Authenticity is key

Benjamin Yeargin, Staff Writer

Drake’s recent hits are all crowd-pleasers that do not show the realism he is known for. Photo by MusicEntropy via Flickr

On Sept. 3, Drake released his sixth studio album titled “Certified Lover Boy” (“CLB”); it’s another fake, shallow album that was aimed at trying to sell the most amount of records.

The album garnered mixed reactions from the media with Pitchfork giving it a 6.6/10 and Anthony Fantano of The Needle Drop giving the album a 3/10.

The album went No. 1 on the Billboard Hot 100 for albums and the most popular song titled “Way 2 Sexy” featuring Future and Young Thug topped the charts for singles, giving Drake yet another No. 1 song. Yet, with all of Drake’s commercial success, something is still missing: authenticity.

In Drake’s more recent music, he fails to relate to the listener. Lately, he only talks about what he has but never how he has gotten there or what sacrifices he’s had to make to attain his success. I find there is a responsibility by an artist to convey a truthful expression of themselves or their feelings at the time to the listener.

Take Jermaine Cole, who goes by J. Cole, as an example. He released “Heaven’s EP” on Sept. 21, which features Cole rapping over the instrumental of “Pipe Down,” a track from “CLB.”

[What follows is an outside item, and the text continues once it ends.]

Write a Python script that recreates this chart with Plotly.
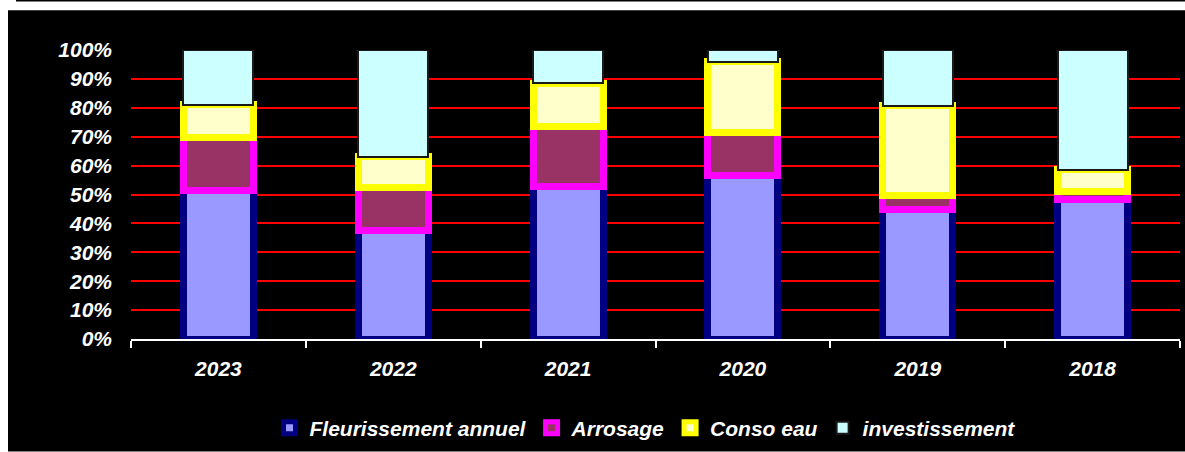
import plotly.graph_objects as go

years = ["2023", "2022", "2021", "2020", "2019", "2018"]
fleurissement = [51.5, 37.4, 52.9, 56.6, 44.9, 48.3]
arrosage = [18.1, 14.9, 20.5, 14.7, 4.6, 2.9]
conso_eau = [11.4, 10.8, 15.1, 24.7, 31.2, 7.4]
investissement = [19.0, 36.9, 11.5, 4.0, 19.3, 41.4]
y_ticks = [0, 10, 20, 30, 40, 50, 60, 70, 80, 90, 100]
y_ticklabels = [f"{v}%" for v in y_ticks]

series = [
    ("Fleurissement annuel", fleurissement, "#9999FF", "#000080", 7),
    ("Arrosage", arrosage, "#993366", "#FF00FF", 7),
    ("Conso eau", conso_eau, "#FFFFCC", "#FFFF00", 7),
    ("investissement", investissement, "#CCFFFF", "#1a1a1a", 2),
]

FONT = "Liberation Sans, Arial, sans-serif"

fig = go.Figure()
for name, vals, fill, line, lw in series:
    fig.add_trace(go.Bar(
        x=years, y=[v / 100 for v in vals], name=name,
        marker=dict(color=fill, line=dict(color=line, width=lw)),
    ))

W, H = 1185, 452
L, R, T, B = 131, 5, 50, 112
pw, ph = W - L - R, H - T - B

def px_x(x):
    return (x - L) / pw

def px_y(y):
    return (H - B - y) / ph

fig.update_layout(
    width=W, height=H,
    margin=dict(l=L, r=R, t=T, b=B, pad=0),
    barmode="stack", bargap=0.6,
    paper_bgcolor="white", plot_bgcolor="black",
    font=dict(family=FONT, size=20, color="white"),
    showlegend=True,
    legend=dict(
        orientation="h", x=px_x(645), xanchor="center",
        y=px_y(428), yanchor="middle",
        font=dict(family=FONT, size=21, color="white", weight="bold", style="italic"),
        bgcolor="rgba(0,0,0,0)", traceorder="normal",
        itemwidth=30,
    ),
    shapes=[
        dict(type="rect", xref="paper", yref="paper",
             x0=px_x(8), x1=px_x(1186), y0=px_y(10), y1=px_y(453),
             fillcolor="black", line=dict(width=0), layer="below"),
        dict(type="line", xref="paper", yref="paper",
             x0=px_x(16), x1=px_x(1186), y0=px_y(0.5), y1=px_y(0.5),
             line=dict(color="black", width=1.5), layer="below"),
    ],
)

fig.update_xaxes(
    type="category", showgrid=False, zeroline=False,
    showline=True, linecolor="white", linewidth=2,
    ticks="outside", tickson="boundaries", ticklen=7, tickwidth=2, tickcolor="white",
    tickfont=dict(family=FONT, size=21, color="white", weight="bold", style="italic"),
    ticklabelstandoff=10,
)
fig.update_yaxes(
    range=[0, 1.0], tickvals=[v / 100 for v in y_ticks], ticktext=y_ticklabels,
    showgrid=True, gridcolor="#FF0000", gridwidth=2,
    zeroline=False, showline=False, ticks="",
    tickfont=dict(family=FONT, size=21, color="white", weight="bold", style="italic"),
    ticklabelstandoff=18,
)

fig.write_html("out.html")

Cole has sustained success for over ten years by rapping about his own experience, ranging from the feelings of paranoia while cheating in “She Knows” to the story of the first time he had sex in “Wet Dreamz” and more recently to giving guidance to younger rappers in “1985 (Intro to the Fall Off).” In short, he knows how to tell a story.

Cole tells the truth to his audience. He doesn’t try to play himself off as some big playboy that’s always gotten the women or money, he’s made mistakes like all of us. An artist gains credibility and trust with the listener when they tell the truth about their life. It makes their music better.

Much of J. Cole’s music contains authentic rap lyrics like in his recent song ‘Heaven’s EP.’ Photo by Rob Loud via Flickr

In “Heaven’s EP,” Cole addressed his feelings of inadequacy as a public voice as he has gotten more famous and how his attempts to maintain his private life, all over a silky smooth instrumental produced by the tandem Working on Dying and Leon Thomas III. Cole uses personal anecdotes of rejection to convey his message.

“Or has the money watered me down, that truth is hard for me,” Cole raps. “Like the second time, I got cut from the junior varsity. Fightin’ back tears, I promised to switch gears and said to myself ‘Whatever you do, you won’t do it partially.’”

When an artist breaks down and expresses their feelings of inadequacy or insecurity, it is more relatable to the listener than bragging about their success.

Drake has failed to exude this kind of authenticity since his mixtape “If You’re Reading This It’s Too Late,” released in 2015. His music has deteriorated dramatically since then.

Yes, there have been flashes of his authentic self in songs like “Do Not Disturb,” “When to Say When” and “7 AM on Bridle Path” off of “CLB,” but for every one of these songs, there’s a more successful song like “Toosie Slide,” “One Dance” and “Way 2 Sexy” that attempts to pander to a mass commercial audience.

Drake knows how to make a song sell, but fails to make songs with substance.

Even while Drake was hyping up the album, he got topped by authenticity. Drake leaked the unreleased Kanye West and André 3000 collab “Life of the Party” on Sept. 4 on his SiriusXM radio station “Sound 42” to add to his dispute with West. This move did not work in Drake’s favor.

In the song, André 3000 raps about the impact of losing his mom, Sharon. He connects the pain he feels about his mother’s death to West’s feelings about losing his own mother, Donda.

West uses his verse to directly diss Drake, talk about his values for his daughters and express pride in how he’s helped the Black community saying, “I can’t stand it when there’s talks about puttin’ the kids back in Sierra Canyon when daddy got his own school.”

Drake is at an all-time low in his career. He released a mediocre album with no real substance and leaked a song from his archrival that was better than Drake’s entire album. He needs to channel the old Drake, and talk about the valuable perspective that he has as one of the biggest artists in the world.

Being truthful can and will break the shackles of mediocrity and confusion that is plaguing Drake’s modern music. Hell, being authentic does this for anyone struggling in life.

The only thing that will make Drake’s music better is authenticity.